Polymarket US charges a 2% taker fee. On $1,000 notional, that is $20. The Kentucky tax adds $2.85, lifting effective friction from 2.0% to 2.3%.
Run either scenario through the prediction market fee calculator to see how the additional state layer shifts your break-even win rate.
The statute's second clause creates a more severe scenario. If "amount paid by a consumer to purchase an event contract" is read as the full notional purchase price rather than the platform's fee, the tax becomes 14.25% on the full $1,000. That is $142.50 in additional state tax per $1,000 trade. At that level, prediction market trading is economically unworkable for Kentucky residents. The ambiguity in that definition is central to what the coalition is litigating.
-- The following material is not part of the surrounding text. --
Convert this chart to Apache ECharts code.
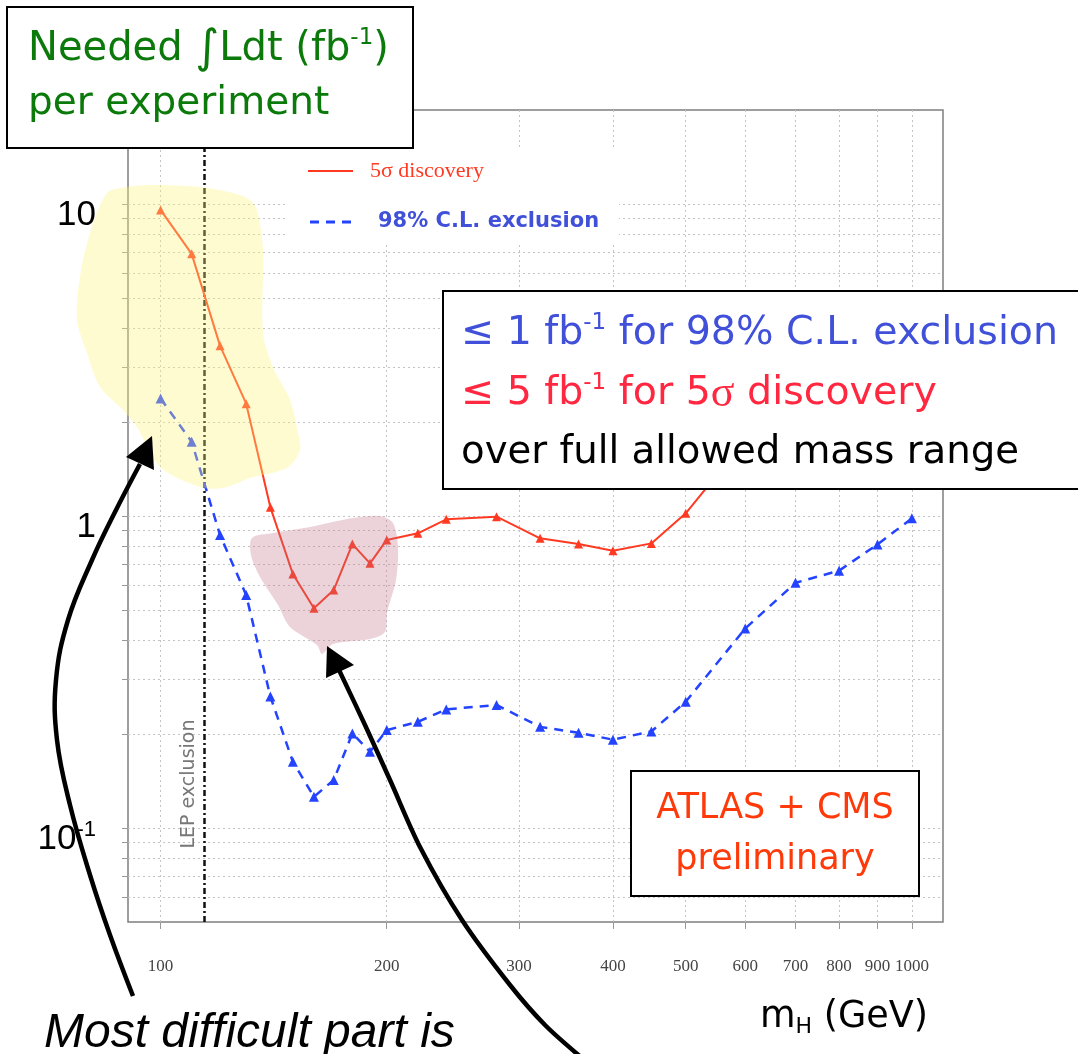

The complaint in Franklin Circuit Court makes three distinct claims.
Federal preemption. The Commodity Exchange Act gives the CFTC exclusive jurisdiction over designated contract markets. HB 757 defines "prediction market operator" by direct reference to federal event contract law, meaning the state selectively taxes an activity Congress placed under federal authority. The coalition argues Kentucky cannot evade preemption by writing federal regulatory categories into its tax definitions.
Dormant Commerce Clause. Only CFTC-regulated exchanges (Kalshi, ForecastEx, Polymarket US) fall within HB 757's operator definition. Unregulated offshore platforms are not captured. The coalition argues this discriminates against legitimate, federally authorized interstate commerce while leaving noncompliant operators untouched.
Unequal treatment. Kentucky taxes horse racing transaction fees at approximately 9.75%. The 14.25% rate applied to prediction markets is 46% higher with no stated policy basis for the disparity.
Less than a week after the coalition filed, Kentucky Attorney General Russell Coleman opened his own action in Franklin Circuit Court. The AG's complaint targets Kalshi and Polymarket, alleging they operate unlicensed sports betting in violation of state law. The filing cited data showing that sports betting contracts represented approximately 70% of Kalshi's trading volume during a 2025 sample period.
Coleman's position is that prediction markets are sports betting under a different name, and that the CFTC's jurisdiction over derivatives does not displace Kentucky's authority to regulate in-state gambling.
The CFTC's own June 2026 proposed rulemaking is the relevant federal backdrop. The agency is formalizing when event contracts are contrary to the public interest, with a public comment deadline of July 27, 2026. How the CFTC defines the boundary between event contracts and sports wagering will directly shape how much room states have to act. The CFTC prediction market rules guide covers that framework in full.
The 14.25% tax is not yet in effect (effective date: January 1, 2027), and it applies to platform operators, not to individual traders directly. Kalshi and Polymarket US have not announced any Kentucky-specific fee surcharges as of June 19, 2026.
The nearer-term risk is platform-level access decisions. If the July 2026 provision triggers licensing concerns, platforms could restrict Kentucky residents before any court issues a temporary injunction. Monitor platform announcements in late June.
For federal tax treatment of prediction market winnings, the prediction markets tax guide covers how the IRS currently treats event contract gains and losses. The event contract tax treatment guide explains how CFTC-regulated contracts (Kalshi, ForecastEx) differ from offshore platforms (the original Polymarket) for reporting purposes.
Use the PM EV calculator to model how any fee increase changes the edge required to stay profitable. A 0.5 percentage point rise in platform friction on even-odds markets means your true probability estimate needs to be 0.5 points higher just to break even.